世界最大の野生植物の宝庫である世界遺産に指定されている「英国王立植物園・キューガーデン」
1759年、リッチモンド宮殿の付属施設として造られたヴィクトリア朝の栄光を刻む植物園です。敷地面積120万㎡、とにかく広い!
世界で最も権威のある植物の研究機関でもありシード・バンク(種子の遺伝子保全)などで地球規模での環境保護の最前線を担い、600万種以上の植物標本が管理され、地球上に存在する花を咲かせる植物の約10分の1以上が集められている場所らしいです。
入場料を払い地図をもらい順路の1についたところで最短距離で見たい場所だけにしないと時間も体力も足りない広さだと気がつく。こんないい天気の暑さで全部を歩き回ったら閉館時間に戻ってこない迷惑な遭難者になるに違いないと即座に方向転換(笑) 1日かけてのんびりゆっくり植物を観覧しながら森林浴に来るならぴったりな場所。
というわけで、気になる見所ポイントだけに絞ってやって来たのが地図上では一番大きな建物だったテンペレートハウス・Temperate Hous (温帯館)1860年に建てられた典型的なヴィクトリア時代のガラスの温室。面積が4880㎡(ボーイング旅客機が3機入る大きさらしい)
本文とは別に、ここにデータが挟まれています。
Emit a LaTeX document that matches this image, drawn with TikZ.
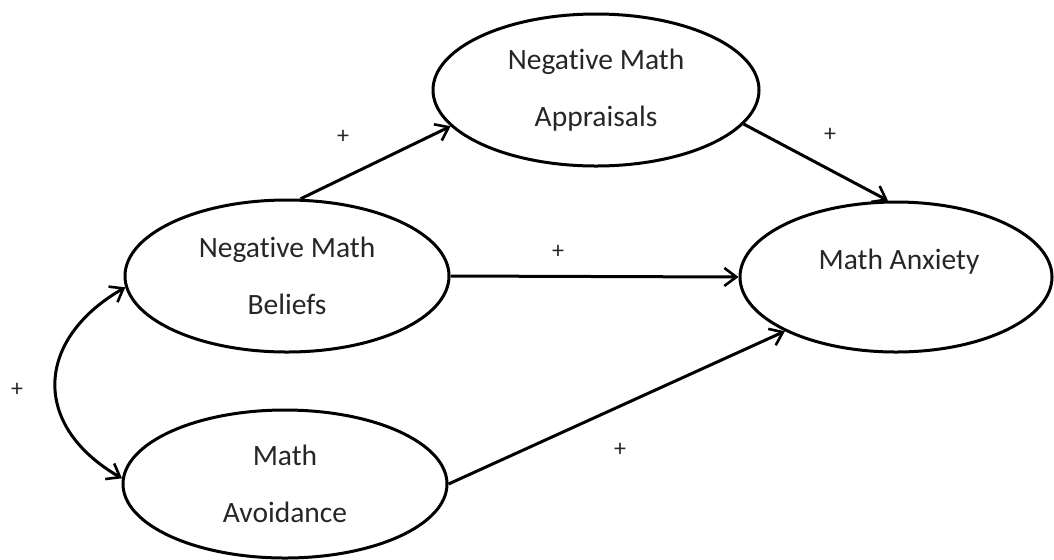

ユネスコ世界遺産に登録されているこの温室を5年かけ修築工事を行いリニューアルしたてのタイミングに、どうやら運良く訪問したみたい。ということを帰りの電車のなかでパンフレットに目を通してから知る。ゆえに全景の写真がありません。
The Shirley Sherwood Gallery Botanical Art 素敵なボタニカルアートがいっぱい。日本画の細部を見せない和の感性も素晴らしいけれど、細部まで描き尽くす洋の感性のボタニカル画もやはり美しい。こんなのを描いてみたい。
個人的に、興味深かったのがマリアンノース美術館・MarianneNorthGallery画家であり博物学者でもあった彼女が描いた世界各地の花の絵や風景の絵が800点以上展示されています。なかなか圧巻でした。
ドイツの学生時代に各国の庭園様式の授業もあったので、イングリッシュガーデンとは? も学びましたが机上の空論ですね。模倣の庭も日本にも沢山ありますがどれもピンとこないというのか、無造作でボサボサなだけではと実は思っていた。失礼失礼。今回イギリスで本物の「イングリッシュガーデン」を見て納得&感心しました。
ヨリの写真だと全体像が映らず、ヒキの写真だと全体すぎて雑草ぽく映ってしまうので、実際に見ないと伝わらないのが歯がゆい。
自然に任せているかに見せて実は計算されつくされたおそらく一番難しいお庭。様式にはめ込むわけでなく、切り込んで形を整えるわけでもなく、無造作に生えている自然の風景のようでストラクチャーのバランスと色彩が計算されている、自然の本質的な植物の美を追求したお庭。それぞれの草花の植生を理解していなければ造れないはず。中途半端に真似するとボサボサにしかならないのがよくわかる。
「すっぴん」にしか見えないように作り込んだ「ナチュラルメイク」が一番難易度が高いといえばわかっていただける?
アヒルの一家がお喋りしながら後をついて来た♪ かわいい。
あっという間に閉園時間。最短距離で動いたつもりだけど最初の計画ノルマは達成できず。まあ、のんびりしに来るところだと思うのでこれでよし。
仕事柄、世界遺産の植物園は見ておかなければと義務的な要素もあって来てみたキューガーデンでしたが、植物園に勉強に来たというよりは森林浴なピクニックな場所でした。それとも普通は植物園ってそういうものなの?